That loud groan you heard yesterday at circa 10.30am reverberating through Olympia? That was the collective “WTAF” from the crowd at the Achilles James Daunt and David “Dave” Shelley talk, where the pair discussed which trendy Brooklyn cafes are the best (Daunt is ardent it’s Bed-Stuy’s Coffee Uplifts the People; Shelley stans Williamsburg’s The Cardi Lisa).
There they were, two transatlantic heavyweights turning their attention towards artificial intelligence, when interlocutor Alex Peake-Tomkinson steered them away from the subject “as it was a bit controversial”. It was a turn in the convo that the audience did not want but one imagines that Hachette comms boss Chloë Johnson-Hill was punching her fist in the air.
Alas, I’m afraid I had to leave at that point, but I imagine if one of them later confessed that they were behind the still-unsolved hit on Gambino boss Francesco “Franky Boy” Cali, they would have been stopped with the admonishment: “Hey slow down, we’re not doing a true crime podcast here! What are your thoughts on enemies-to-lovers, fake-dating, grump-and-sunshine,” – deep breath – “forced proximity, best friend’s sibling, best friend’s sibling’s second cousin twice removed, vampire-werewolf interspecies romances”?

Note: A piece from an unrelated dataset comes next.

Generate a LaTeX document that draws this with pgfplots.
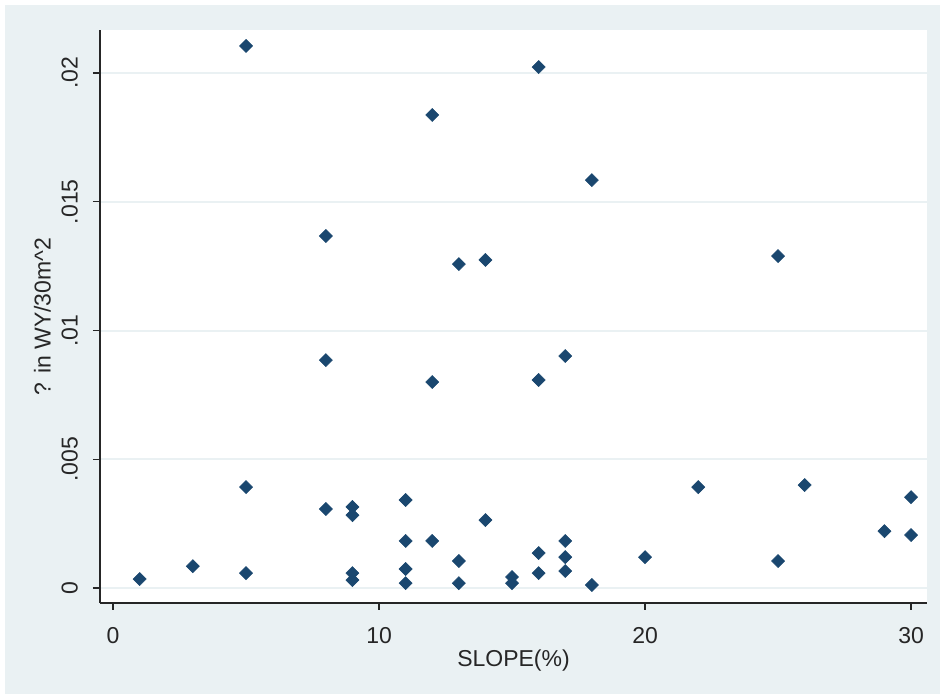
\documentclass[border=0pt]{standalone}
\usepackage{fontspec}
\setmainfont{Liberation Sans}
\usepackage{pgfplots}
\usepackage{pgfplotstable}
\pgfplotsset{compat=1.18}
\definecolor{bgc}{HTML}{EAF1F3}
\definecolor{navy}{HTML}{1A476F}

\pgfplotstableread{
x y
1 0.00035
3 0.00085
5 0.02105
5 0.00392
5 0.00058
8 0.01367
8 0.00885
8 0.00307
9 0.00315
9 0.00283
9 0.00058
9 0.00031
11 0.00342
11 0.00183
11 0.00074
11 0.00019
12 0.01837
12 0.00800
12 0.00183
13 0.01258
13 0.00105
13 0.00019
14 0.01274
14 0.00264
15 0.00043
15 0.00019
16 0.02023
16 0.00808
16 0.00136
16 0.00058
17 0.00901
17 0.00183
17 0.00120
17 0.00066
18 0.01584
18 0.00012
20 0.00120
22 0.00392
25 0.01289
25 0.00105
26 0.00400
29 0.00221
30 0.00353
30 0.00206
}\datatable

\begin{document}
\begin{tikzpicture}
\fill[white] (-50pt,-45.5pt) rectangle (420pt,301.5pt);
\fill[bgc] (-47.5pt,-45.5pt) rectangle (420pt,299pt);
\begin{axis}[
  at={(0,0)}, anchor=south west, scale only axis,
  width=413.5pt, height=286.5pt,
  xmin=-0.49, xmax=30.6, ymin=-0.00058, ymax=0.02167,
  axis x line=bottom, axis y line=left,
  axis line style={-, line width=0.9pt, black!85},
  axis background/.style={fill=white},
  xtick={0,10,20,30}, xticklabels={0,10,20,30},
  ytick={0,0.005,0.01,0.015,0.02}, yticklabels={0,.005,.01,.015,.02},
  scaled y ticks=false,
  /pgf/number format/assume math mode=true,
  tick align=outside, major tick length=3.5pt,
  tick style={black!85, line width=0.6pt},
  ymajorgrids, major grid style={bgc, line width=1pt},
  every tick label/.append style={font=\fontsize{11.5}{13}\selectfont, text=black!85},
  yticklabel style={rotate=90, anchor=south},
  yticklabel shift=4pt,
  xticklabel shift=5pt,
  xlabel={SLOPE(\%)},
  ylabel={? in WY/30m\^{}2},
  xlabel style={font=\fontsize{11.5}{13}\selectfont, text=black!85, at={(axis description cs:0.5,0)}, anchor=north, yshift=-20pt},
  ylabel style={font=\fontsize{11.5}{13}\selectfont, text=black!85, at={(axis description cs:-0.059,0.5)}, anchor=south, inner sep=0pt},
  clip=false,
]
\addplot[only marks, mark=square*, mark size=2.3pt,
  mark options={rotate=45, fill=navy, draw=navy, line width=0.3pt}]
  table[x=x, y=y] {\datatable};
\end{axis}
\end{tikzpicture}
\end{document}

Anyway, apparently ol’ Horace ruffled a few feathers from the wafer thin-skinned Reed supremos with yesterday’s mild chiding of the present refurbishments – excuse me, improvements that are totally out of our their hands, it is nothing to do with them, do you hear me? – at everyone’s favourite Grade I-listed venue in the uncoolest part of London. C’mon, my kings! If Horace isn’t mentioning you, you don’t exist.
But LBF top gun Adam Ridgway should be beaming today for the busy, buzzy, bursting aisles rammed with happy campers. I have heard of fairgoers who had to camp overnight just to get on the waiting list for tickets to the Strong Partnerships for a Greener Publishing Industry gabfest. But, to be frank, this is the kind of rabid fandom (think a level of stardom that is a cross between Sabrina Carpenter and Timothée Chalamalabingbong) that the panel’s star, Kibworth Books supremo Debbie James, engenders every time she runs her weekly Book Club in the Barn in her Leicestershire shop.
Still, was it because of the rammed aisles that it was too full to replicate the great publicity stunts of LBF’s past? Like the parade of handmaids for Margaret Atwood’s The Testaments? I do remember that late, great Peter Usborne complaining bitterly that kill-joy LBF organisers wouldn’t let the kids’ publisher bring in live sheep for a stunt on one of Fiona Watt’s That’s Not My… titles. All we got yesterday is some be-cowled and be-cloaked people (I’m reliably told one was Bill Scott-Kerr) passing out pamphlets for the new one from renowned writer Dan Brown. There is a price for popularity.